30 years after being founded, Nyetimber uses its anniversary year to release two vintage-dated prestige cuvées.
Named 1086, after the year in which the ancient Nyetimber Estate was first mentioned in the Doomsday Book as ‘Nitimbreha’, these two wines set a new standard and vindicate all who doubted English wine.
“Finally we can say 1086 out loud,” said Brad Greatrix, winemaker at Nyetimber together with his wife Cherie Spriggs, head winemaker, referring to the years and years they had to keep this exciting project under wraps.
Owner and CEO Eric Heerema, speaking at the Ritz in London, hailed the wines as “a dramatic step forward with Cherie and Brad. Together we left no stone unturned to make the best sparkling wine we could make. In 2009 we embarked on our dream.”
This vintage prompted them to select some of the very best fruit from their vineyards for the white prestige cuvée, a year later the same process made the base for the rosé prestige cuvée.
Heerema referred to Nyetimber as a “disruptor” of the global sparkling wine market and noted that right from the start the Nyetimber wines were ”priced boldly”.
Head winemaker Cherie Spriggs said: “We believe in the strength of simplicity and when we set out to make our prestige cuvée we decided to keep this strength.” Working with fruit exclusively from estate vineyards “brings real inspiration,” she said.
“The intention was to create balance,” noting that England “is blessed with acidity.” Both cuvées were given the luxury of two years post-disgorgement ageing. Both were à point last night, but it was the rosé that set a special accent.
Only 2600 bottles and 40 magnums of the white cuvée was made, it will retail at £150 for 750ml. Of the rosé cuvée 12,000 bottles were made and 850 magnums. The RRP for the 750ml rosé is £175.
2009 Nyetimber 1086
A blend of 46% Chardonnay, 43% Pinot Noir and 11% Pinot Meunier from greensand sites in West Sussex, this was bottled in March 2010, riddled in June 2016, disgorged in July 2016 and released in September 2018.
At first taut and closed, the wine opened up beautifully, revealing a nose of sablé biscuit, sea breeze and a touch of lemon freshness. The creamy but slender body hints at a wonderful depth that opened to suggestions of honey, earth and lemon zest.
The wine is lovely now with a remarkable texture but certainly has the substance to develop. It benefits immensely from its post-disgorgement age.
2010 Nyetimber 1086 Rosé
A blend of 75% Pinot Noir (of which 19% had been vinified as red) and 25% Chardonnay, both from West Sussex, this was bottled in April 2011, riddled in February 2016, disgorged in June 2016 and released in September 2018.

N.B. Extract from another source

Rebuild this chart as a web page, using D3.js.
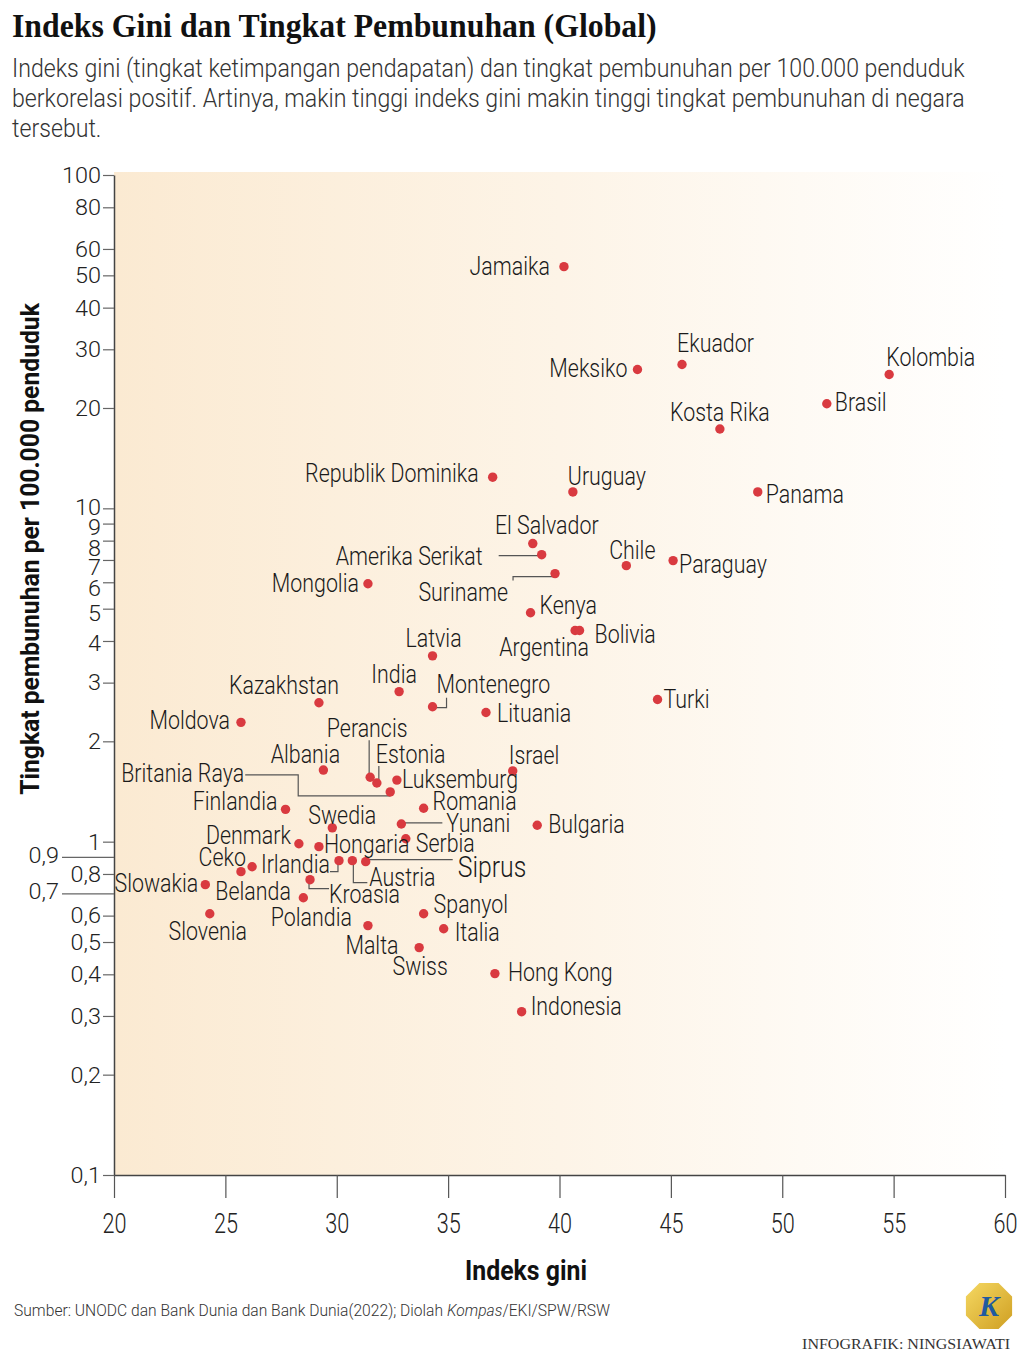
<!DOCTYPE html>
<html><head><meta charset="utf-8">
<script src="https://cdn.jsdelivr.net/npm/d3@7"></script>
<style>body{margin:0;background:#fff;} svg{display:block;}</style>
</head><body><svg id="c" width="1024" height="1356"></svg>
<script>
// ---------------- DATA ----------------
const countries = ["Jamaika","Ekuador","Meksiko","Kolombia","Brasil","Kosta Rika","Republik Dominika","Uruguay","Panama","El Salvador","Amerika Serikat","Suriname","Chile","Paraguay","Mongolia","Kenya","Argentina","Bolivia","Latvia","Turki","India","Kazakhstan","Montenegro","Lituania","Moldova","Albania","Perancis","Estonia","Luksemburg","Israel","Britania Raya","Finlandia","Romania","Swedia","Yunani","Bulgaria","Serbia","Denmark","Hongaria","Irlandia","Austria","Siprus","Ceko","Belanda","Slowakia","Kroasia","Polandia","Slovenia","Spanyol","Malta","Italia","Swiss","Hong Kong","Indonesia"];
const gini = [40.2,45.5,43.5,54.8,52.0,47.2,37.0,40.6,48.9,38.8,39.2,39.8,43.0,45.1,31.4,38.7,40.7,40.9,34.3,44.4,32.8,29.2,34.3,36.7,25.7,29.4,31.5,31.8,32.7,37.9,32.4,27.7,33.9,29.8,32.9,39.0,33.1,28.3,29.2,30.1,30.7,31.3,25.7,26.2,24.1,28.8,28.5,24.3,33.9,31.4,34.8,33.7,37.1,38.3];
const homicide = [53.1,27.0,26.1,25.2,20.6,17.3,12.4,11.2,11.2,7.84,7.26,6.37,6.73,6.97,5.94,4.86,4.30,4.30,3.61,2.67,2.82,2.61,2.54,2.44,2.28,1.64,1.56,1.50,1.53,1.63,1.41,1.25,1.26,1.10,1.13,1.12,1.02,0.986,0.966,0.877,0.877,0.871,0.813,0.841,0.743,0.769,0.679,0.608,0.608,0.560,0.548,0.481,0.402,0.309];
const yTickValues = [100,80,60,50,40,30,20,10,9,8,7,6,5,4,3,2,1,0.8,0.6,0.5,0.4,0.3,0.2,0.1];
const yTickLabels = ["100","80","60","50","40","30","20","10","9","8","7","6","5","4","3","2","1","0,8","0,6","0,5","0,4","0,3","0,2","0,1"];
const yOuterTickValues = [0.9,0.7];
const yOuterTickLabels = ["0,9","0,7"];
const xTickValues = [20,25,30,35,40,45,50,55,60];

const titleText = "Indeks Gini dan Tingkat Pembunuhan (Global)";
const subtitleLines = ["Indeks gini (tingkat ketimpangan pendapatan) dan tingkat pembunuhan per 100.000 penduduk",
  "berkorelasi positif. Artinya, makin tinggi indeks gini makin tinggi tingkat pembunuhan di negara",
  "tersebut."];
const yTitle = "Tingkat pembunuhan per 100.000 penduduk";
const xTitle = "Indeks gini";

// ---------------- LAYOUT (label offsets, not data) ----------------
// vertical nudge for crowded y tick labels (px)
const yTickNudge = {"10":-1,"9":4,"8":7,"7":7,"6":6,"5":4,"4":2};
const labelPos = {
 "Jamaika":[-14,0,"end"],"Ekuador":[-5,-21,"start"],"Meksiko":[-10,-1,"end"],"Kolombia":[-3,-17,"start"],
 "Brasil":[8,-1,"start"],"Kosta Rika":[0,-17,"middle"],"Republik Dominika":[-14,-4,"end"],"Uruguay":[-5,-16,"start"],
 "Panama":[8,2,"start"],"El Salvador":[14,-18,"middle"],"Amerika Serikat":[-59,2,"end"],"Suriname":[-47,19,"end"],
 "Chile":[6,-15,"middle"],"Paraguay":[6,4,"start"],"Mongolia":[-9,-1,"end"],"Kenya":[9,-8,"start"],
 "Argentina":[-31,17,"middle"],"Bolivia":[15,4,"start"],"Latvia":[1,-18,"middle"],"Turki":[6,0,"start"],
 "India":[-5,-17,"middle"],"Kazakhstan":[-35,-18,"middle"],"Montenegro":[4,-22,"start"],"Lituania":[11,1,"start"],
 "Moldova":[-11,-2,"end"],"Albania":[-18,-16,"middle"],"Perancis":[-3,-49,"middle"],"Estonia":[-1,-29,"start"],
 "Luksemburg":[5,-1,"start"],"Israel":[-4,-16,"start"],"Britania Raya":[-146,-19,"end"],"Finlandia":[-8,-8,"end"],
 "Romania":[9,-7,"start"],"Swedia":[10,-13,"middle"],"Yunani":[45,-1,"start"],"Bulgaria":[11,-1,"start"],
 "Serbia":[10,4,"start"],"Denmark":[-8,-8,"end"],"Hongaria":[5,-2,"start"],"Irlandia":[-9,4,"end"],
 "Austria":[17,17,"start"],"Siprus":[92,5,"start"],"Ceko":[5,-14,"end"],"Belanda":[1,24,"middle"],
 "Slowakia":[-7,-1,"end"],"Kroasia":[19,15,"start"],"Polandia":[8,20,"middle"],"Slovenia":[-2,18,"middle"],
 "Spanyol":[10,-9,"start"],"Malta":[4,20,"middle"],"Italia":[11,3,"start"],"Swiss":[1,19,"middle"],
 "Hong Kong":[13,-1,"start"],"Indonesia":[9,-5,"start"]
};
const leaders = {
 "Amerika Serikat":[[-43,1],[0,1]],
 "Suriname":[[-2,3],[-42,3],[-42,7]],
 "Montenegro":[[0,1],[14,1],[14,-9]],
 "Perancis":[[-1,-37],[-1,0]],
 "Estonia":[[2,-17],[2,-3]],
 "Britania Raya":[[-145,-17],[-92,-17],[-92,4],[0,4]],
 "Yunani":[[0,-1],[41,-1]],
 "Irlandia":[[-1,0],[-1,11],[-9,11]],
 "Austria":[[1,0],[1,22],[15,22]],
 "Siprus":[[0,-2],[87,-2]],
 "Kroasia":[[-1,0],[-1,9],[19,9]]
};

// ---------------- SETUP ----------------
const svg = d3.select("#c");
const SANS = "Roboto, 'Noto Sans', 'Liberation Sans', sans-serif";
const SERIF = "'Liberation Serif', 'DejaVu Serif', serif";
const x = d3.scaleLinear().domain([20,60]).range([114,1005]);
const y = d3.scaleLog().domain([0.1,100]).range([1175,175]);

function measure(str, size, family, weight, style){
  const t = svg.append("text").attr("font-family",family).attr("font-size",size)
    .attr("font-weight",weight||400).attr("font-style",style||"normal").text(str);
  const w = t.node().getComputedTextLength(); t.remove(); return w;
}
function ctext(parent, o){
  return parent.append("text")
    .attr("transform", `translate(${o.x},${o.y})${o.rot?` rotate(${o.rot})`:""} scale(${o.sx||1},1)`)
    .attr("text-anchor", o.anchor||"start")
    .attr("dy", o.dy===undefined ? "0.35em" : o.dy)
    .attr("font-family", o.family||SANS)
    .attr("font-size", o.size)
    .attr("font-weight", o.weight||400)
    .attr("fill", o.fill||"#222")
    .text(o.text);
}

// background gradient
const defs = svg.append("defs");
const grad = defs.append("linearGradient").attr("id","bg").attr("x1","0").attr("x2","1").attr("y1","0").attr("y2","0");
grad.append("stop").attr("offset","0").attr("stop-color","#fbead2");
grad.append("stop").attr("offset","0.5").attr("stop-color","#fdf4e7");
grad.append("stop").attr("offset","1").attr("stop-color","#ffffff");
svg.append("rect").attr("x",x(20)).attr("y",y(100)-3).attr("width",x(60)-x(20)).attr("height",y(0.1)-y(100)+3).attr("fill","url(#bg)");

// ---------------- TITLE ----------------
const titleSize = 34;
const titleSx = 645 / measure(titleText, titleSize, SERIF, 700);
ctext(svg,{x:12,y:37,dy:0,text:titleText,size:titleSize,weight:700,family:SERIF,sx:titleSx,fill:"#111"});
const subSize = 25;
const subSx = 953 / measure(subtitleLines[0], subSize, SANS, 300);
subtitleLines.forEach((l,i)=>{
  ctext(svg,{x:12,y:77+i*30,dy:0,text:l,size:subSize,weight:300,sx:subSx,fill:"#333"});
});

// ---------------- AXES ----------------
const tickSize = 23;
const tickSx = 39 / measure("100", tickSize, SANS, 300);
const yAxis = d3.axisLeft(y).tickValues(yTickValues).tickFormat((d,i)=>yTickLabels[i]).tickSize(11).tickSizeOuter(0);
const gy = svg.append("g").attr("transform",`translate(${x(20)},0)`).call(yAxis);
gy.select(".domain").attr("stroke","#444").attr("stroke-width",1.5);
gy.selectAll(".tick line").attr("stroke","#666").attr("stroke-width",1.2);
gy.selectAll(".tick text").attr("font-family",SANS).attr("font-size",tickSize).attr("font-weight",300).attr("fill","#222")
  .attr("x",-13/tickSx).attr("y",function(){ return yTickNudge[this.textContent]||0; })
  .attr("transform",`scale(${tickSx},1)`);

const yAxisOuter = d3.axisLeft(y).tickValues(yOuterTickValues).tickFormat((d,i)=>yOuterTickLabels[i]).tickSize(52).tickSizeOuter(0);
const gyo = svg.append("g").attr("transform",`translate(${x(20)},0)`).call(yAxisOuter);
gyo.select(".domain").remove();
gyo.selectAll(".tick line").attr("stroke","#666").attr("stroke-width",1.2);
gyo.selectAll(".tick text").attr("font-family",SANS).attr("font-size",tickSize).attr("font-weight",300).attr("fill","#222")
  .attr("x",-55/tickSx).attr("y",-2).attr("transform",`scale(${tickSx},1)`);

const xAxis = d3.axisBottom(x).tickValues(xTickValues).tickFormat(d=>d).tickSize(23).tickSizeOuter(0);
const gx = svg.append("g").attr("transform",`translate(0,${y(0.1)})`).call(xAxis);
gx.select(".domain").attr("stroke","#444").attr("stroke-width",1.5);
gx.selectAll(".tick line").attr("stroke","#555").attr("stroke-width",1.2);
const xTickSize = 27;
const xTickSx = 24 / measure("20", xTickSize, SANS, 300);
gx.selectAll(".tick text").attr("font-family",SANS).attr("font-size",xTickSize).attr("font-weight",300).attr("fill","#222")
  .attr("x",0).attr("y",49).attr("dy","0.35em").attr("transform",`scale(${xTickSx},1)`);

// axis titles
const yTitleSize = 25;
const yTitleSx = 492 / measure(yTitle, yTitleSize, SANS, 700);
ctext(svg,{x:30,y:549,rot:-90,anchor:"middle",text:yTitle,size:yTitleSize,weight:700,sx:yTitleSx,fill:"#111"});
const xTitleSize = 27;
const xTitleSx = 122 / measure(xTitle, xTitleSize, SANS, 700);
ctext(svg,{x:526,y:1271,anchor:"middle",text:xTitle,size:xTitleSize,weight:700,sx:xTitleSx,fill:"#111"});

// ---------------- MARKS ----------------
const data = countries.map((c,i)=>({name:c, g:gini[i], h:homicide[i]}));
const lineGen = d3.line();
const gl = svg.append("g");
data.filter(d=>leaders[d.name]).forEach(d=>{
  const px = x(d.g), py = y(d.h);
  gl.append("path").attr("d", lineGen(leaders[d.name].map(p=>[px+p[0], py+p[1]])))
    .attr("fill","none").attr("stroke","#555").attr("stroke-width",1.2);
});
svg.append("g").selectAll("circle").data(data).join("circle")
  .attr("cx",d=>x(d.g)).attr("cy",d=>y(d.h)).attr("r",4.7).attr("fill","#d93a40");

const labSize = 25;
const labSx = 110 / measure("Kazakhstan", labSize, SANS, 300);
const glab = svg.append("g");
data.forEach(d=>{
  const p = labelPos[d.name];
  const big = d.name==="Siprus";
  ctext(glab,{x:x(d.g)+p[0], y:y(d.h)+p[1], anchor:p[2], text:d.name, size: big?29:labSize, weight:300, sx:labSx, fill:"#1a1a1a"});
});

// ---------------- FOOTER ----------------
const srcSize = 17;
const srcW = measure("Sumber: UNODC dan Bank Dunia dan Bank Dunia(2022); Diolah Kompas/EKI/SPW/RSW", srcSize, SANS, 300);
const srcSx = 598 / srcW;
const src = svg.append("text").attr("transform",`translate(14,1316) scale(${srcSx},1)`)
  .attr("font-family",SANS).attr("font-size",srcSize).attr("font-weight",300).attr("fill","#333");
src.append("tspan").text("Sumber: UNODC dan Bank Dunia dan Bank Dunia(2022); Diolah ");
src.append("tspan").attr("font-style","italic").text("Kompas");
src.append("tspan").text("/EKI/SPW/RSW");

const infoText = "INFOGRAFIK: NINGSIAWATI";
const infoSx = 208 / measure(infoText, 15, SERIF, 400);
ctext(svg,{x:1010,y:1349,dy:0,anchor:"end",text:infoText,size:15,family:SERIF,sx:infoSx,fill:"#333"});

// logo
const lg = defs.append("linearGradient").attr("id","gold").attr("x1","0").attr("y1","0").attr("x2","1").attr("y2","1");
lg.append("stop").attr("offset","0").attr("stop-color","#f5d862");
lg.append("stop").attr("offset","1").attr("stop-color","#cf9f22");
const cx0 = 989, cy0 = 1306, R = 25;
const oct = d3.range(8).map(k=>{const a = Math.PI/8 + k*Math.PI/4; return [cx0+R*Math.cos(a), cy0+R*Math.sin(a)];});
svg.append("polygon").attr("points", oct.map(p=>p.join(",")).join(" ")).attr("fill","url(#gold)");
svg.append("text").attr("x",cx0).attr("y",cy0+10).attr("text-anchor","middle").attr("font-family",SERIF)
  .attr("font-style","italic").attr("font-weight",700).attr("font-size",30).attr("fill","#1f5aa0").text("K");
</script>
</body></html>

It has an alluring colour of smoky, dusky pink. Its scented, lifted nose of pure redcurrant is arresting. The palate is slender, sleek and even a little crunchy – but aligned to the Nyetimber creaminess and fine mousse. Crisp, red apple and purest, tart redcurrant fruit shine. This is lovely now but will evolve. While both wines are great achievements, it is the rosé that proves the absolute and eminent suitability of Pinot Noir for this climate. Its fruit is brilliant and clear-cut with an aromatic hinterland and depth well worth exploring.